Teaching God

Yesterday was my fortieth birthday. And while it has me reflecting on many things, one that keeps sticking with me is something that came up while I was in a recent class about how we connect to God. Especially on the day of one’s birth, thoughts of your mother are bound to surface, so here is mine…

When I was little, my mother used to give me a bath every night. Afterward, she would wrap me up in a towel and sing this little song: I love my baby, oh yes I do. I really love here, oh yes I do. I love her. I do. Janie McElwee, I love you. Every night. It is something I sing to the Little Giants now and they can sing of their own accord, they know it so well.

Many years later, while traveling between pastoral visits, I was talking to my mom on the phone, as we often did since we lived so far apart (in this case, Missouri and South Carolina). And the practice of singing that song came up somehow in our conversation. That day she told me that she wanted to make sure, from the very beginning, that I knew I was loved more than I could possibly imagine. Without limits. Without strings. Without conditions.

Pure love and grace.

That day I realized that my mother had perfectly reflected to me who God is throughout my childhood in that song. Even if not everything else was practically perfect in every way, her intention and the love I felt in her arms every night got the message through. And it has remained at the heart of who I understand God to be even now.

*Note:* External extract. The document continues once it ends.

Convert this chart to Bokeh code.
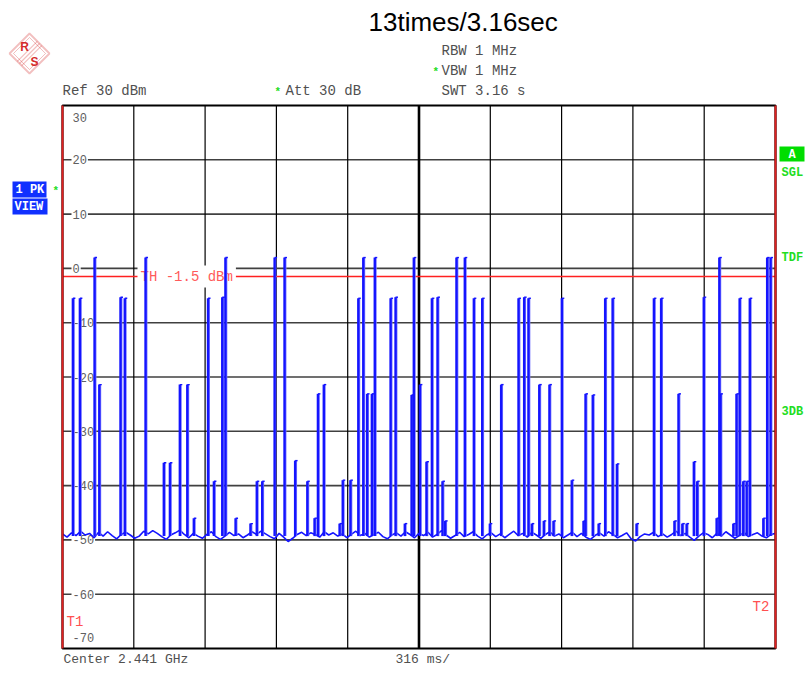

Somewhere along the way, I picked up a bit of Greek to explain what I mean. Thanks to renowned gospel of John scholar, Gail O’Day, I learned that when the beloved disciple was “reclining at Jesus’s chest” during the Last Supper, the verbiage used is the exact same wording that is used at the very beginning of the gospel of John when the author describes the eternal Word being “with God.” And the image the Greek really implies is that of a child draped across their parent’s chest, perfectly at rest, safe, fully loved and secure in whose and who they are.

Because we are meant for that kind of love – a love that has no bounds and puts no conditions upon us. A love that welcomes us as we are and joyfully walks with us, loving us into who we are becoming. That is what God does. That is what we are meant to do for one another – our children, but also our neighbors.